◆ **Information shown**

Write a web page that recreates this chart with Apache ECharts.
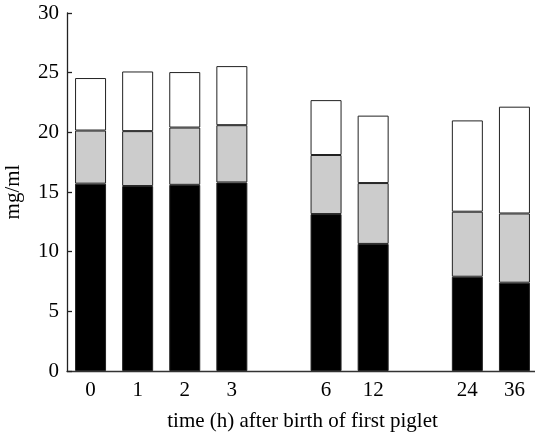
<!DOCTYPE html>
<html>
<head>
<meta charset="utf-8">
<script src="https://cdn.jsdelivr.net/npm/echarts@6/dist/echarts.min.js"></script>
<style>html,body{margin:0;padding:0;background:#fff;}#c{width:535px;height:434px;}</style>
</head>
<body>
<div id="c"></div>
<script>
// Categories ('' = visual gap between groups)
var categories = ['0', '1', '2', '3', '', '6', '12', '', '24', '36'];
// Stacked segments (mg/ml), bottom to top
var blackValues = [15.7, 15.5, 15.6, 15.8, '-', 13.15, 10.65, '-', 7.9, 7.4];
var grayValues  = [4.45, 4.6, 4.8, 4.8, '-', 4.95, 5.1, '-', 5.45, 5.8];
var whiteValues = [4.4, 5.0, 4.65, 4.95, '-', 4.6, 5.65, '-', 7.65, 8.95];
var yTicks = [0, 5, 10, 15, 20, 25, 30];

var font = 'Liberation Serif';
var chart = echarts.init(document.getElementById('c'), null, {renderer: 'canvas'});
function seg(name, data, color) {
  return {
    name: name, type: 'bar', stack: 'total', data: data, barWidth: 31,
    itemStyle: {color: color, borderColor: '#222', borderWidth: 1},
    emphasis: {disabled: true}
  };
}
chart.setOption({
  animation: false,
  backgroundColor: '#fff',
  grid: {left: 67, right: -3, top: 13, bottom: 63, containLabel: false, outerBoundsMode: 'none'},
  xAxis: {
    type: 'category',
    data: categories,
    name: 'time (h) after birth of first piglet',
    nameLocation: 'middle',
    nameGap: 40,
    nameTextStyle: {fontFamily: font, fontSize: 21, color: '#000'},
    axisLine: {lineStyle: {color: '#333', width: 1.3}},
    axisTick: {show: false},
    axisLabel: {fontFamily: font, fontSize: 21, color: '#000', margin: 9, interval: 0},
    splitLine: {show: false}
  },
  yAxis: {
    type: 'value',
    min: yTicks[0], max: yTicks[yTicks.length - 1], interval: 5,
    name: 'mg/ml',
    nameLocation: 'middle',
    nameGap: 43,
    nameTextStyle: {fontFamily: font, fontSize: 21, color: '#000'},
    axisLine: {show: true, lineStyle: {color: '#222', width: 1.3}},
    axisTick: {show: true, inside: true, length: 5, lineStyle: {color: '#222', width: 1.3}},
    axisLabel: {fontFamily: font, fontSize: 21, color: '#000', margin: 8},
    splitLine: {show: false}
  },
  series: [
    seg('black', blackValues, '#000'),
    seg('gray', grayValues, '#cccccc'),
    seg('white', whiteValues, '#ffffff')
  ]
});
</script>
</body>
</html>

◆ **What you have to do**
Starting at the first line of the material, output exactly the lines up to and including the one with "var yTicks = [0, 5, 10, 15, 20, 25, 30];". Do not include the pictures.

◆ **Output for this exercise**
Write a web page that recreates this chart with Apache ECharts.
<!DOCTYPE html>
<html>
<head>
<meta charset="utf-8">
<script src="https://cdn.jsdelivr.net/npm/echarts@6/dist/echarts.min.js"></script>
<style>html,body{margin:0;padding:0;background:#fff;}#c{width:535px;height:434px;}</style>
</head>
<body>
<div id="c"></div>
<script>
// Categories ('' = visual gap between groups)
var categories = ['0', '1', '2', '3', '', '6', '12', '', '24', '36'];
// Stacked segments (mg/ml), bottom to top
var blackValues = [15.7, 15.5, 15.6, 15.8, '-', 13.15, 10.65, '-', 7.9, 7.4];
var grayValues  = [4.45, 4.6, 4.8, 4.8, '-', 4.95, 5.1, '-', 5.45, 5.8];
var whiteValues = [4.4, 5.0, 4.65, 4.95, '-', 4.6, 5.65, '-', 7.65, 8.95];
var yTicks = [0, 5, 10, 15, 20, 25, 30];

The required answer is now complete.